Everyone knows the answer to the trivia question that Sidney Poitier won the oscar for best actor in 1963 for Lilies of the Field, but if you ask them what the movie was all about, they’d be damned if they know anything about the plot. But that’s why I’m taking this film history course, so you, the faithful reading several, can share in the knowledge and of course to use this knowledge to win a couple of bar bets on the side.
Sidney Poitier plays Homer Smith, a carpenter/drifter who stumbles upon a convent of refugee East German Nuns (hey it was the cold war) who are convinced that this baptist handyman was sent by god to build them a chapel in the bad lands of southern Arizona. Normally, I dismiss religious comedies because well, they tend to suck. The writers of this film could’ve gone down the easy route and generated humor in the “we have conflicting religious views” vein, but thankfully, they kept this down to the minimum and kept the humor and the tone of the film lighthearted.

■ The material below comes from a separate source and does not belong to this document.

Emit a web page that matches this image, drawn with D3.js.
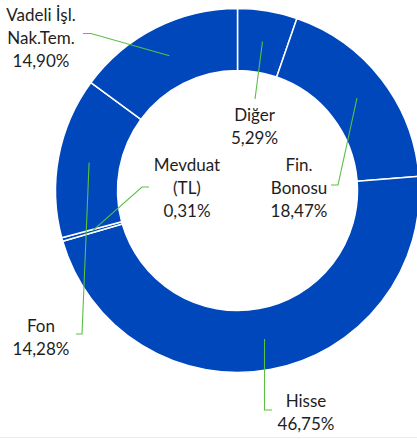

Lilies of the Field was also ahead of the time in the respect that they were pro mexican immigrant labor as Sidney Poitier used the local Mexican population to help build the chapel, also you die hard republicans out there should be proud in the fact that the laborers had worked for free. So none of the local indigenous population wasn’t affected economically by thier actions.
I think the real star of the film was the actress who played the mother superior, whose name I did not catch in the credits. She had just the right combination of sternness and cuteness that I like in a woman. I wanted to pluck her off the movie screen, take her home with me and deflock her, if you catch my drift.